The Winter Gardener – Growing through Winter

As the days shorten and the nights grow long, the hobbyist gardener and horticulturalist might be forgiven for thinking it’s time to pack up their tools and wait out the cold season.  But even as the thermometer drops closer and closer to freezing, there’s no reason to give up growing things entirely. 

There are a couple of options anyone with a green thumb can contemplate if they still want to grow through the winter months.  Today we look at three options – growing outdoors, in a greenhouse and bringing your plants inside.

Growing Outdoors in Winter

Contrary to expectations, many plants can and will continue to grow through the winter and it is possible, with prior planning, to plant crops with the deliberate intention of harvesting in winter, or of planting in winter for a spring or summer harvest.

However, plants can still have many problems growing through the winter. Cold and frost are perhaps the most obvious of these.  Therefore, plants should generally be well established with roots and leaves before the colder weeks of winter arrive.  That’s why it’s best to sow seeds in summer so that the plant has time to develop before winter sets in.

Another significant risk is that of animals and insects. With food in short supply in the cold winter months, any plants growing in the garden will be very attractive to anything that might want to eat them.

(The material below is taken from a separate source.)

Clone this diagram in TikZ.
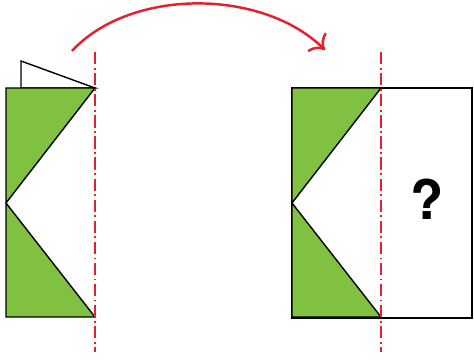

Though growth will inevitably slow or even stop as the temperature lowers, it is quite possible to get regular harvests of particularly leafy vegetables, like lettuces, if the garden is appropriately managed.

Growing in a Greenhouse in Winter

Greenhouses provide a wealth of options for the committed grower.  The contained space provides plentiful protection from many of the regular perils of outdoor crops in winter, such as frost and hungry birds.  The environment can even be adjusted at the gardener’s desire by, for example, heating the greenhouse, helping crops to grow faster and more readily into the winter months.

However, greenhouses are horrendously inefficient to keep heated. As gas and electricity bills continue to rise, the cost of heating a greenhouse has dissuaded many gardeners from continuing to bother with them.  However, things will still grow in a greenhouse over winter, in many ways better than in soil outside.  It will just require patience to wait for a crop that will germinate and grow slower as temperatures fall, but can still be managed with prudent planning.

Growing Indoors in Winter

The final option open to most gardeners is to bring the garden inside and grow plants within the comfort of the domestic home.  Even if you are sparing with the central heating, the natural insulation of a modern home and presence of heat sources from appliances and human body heat will help keep temperatures more amicable for plant growth.

Windowsills are an excellent place to consider placing plants, as are conservatories and, depending on the home in question, many things from tomatoes to potatoes, herbs and broad beans can be grown effectively indoors through winter.  Attics, cellars and other dark but warm places also provide an opportunity for the growing of mushrooms, which will grow quite happily with an absence of light and abundance of warmth and moisture.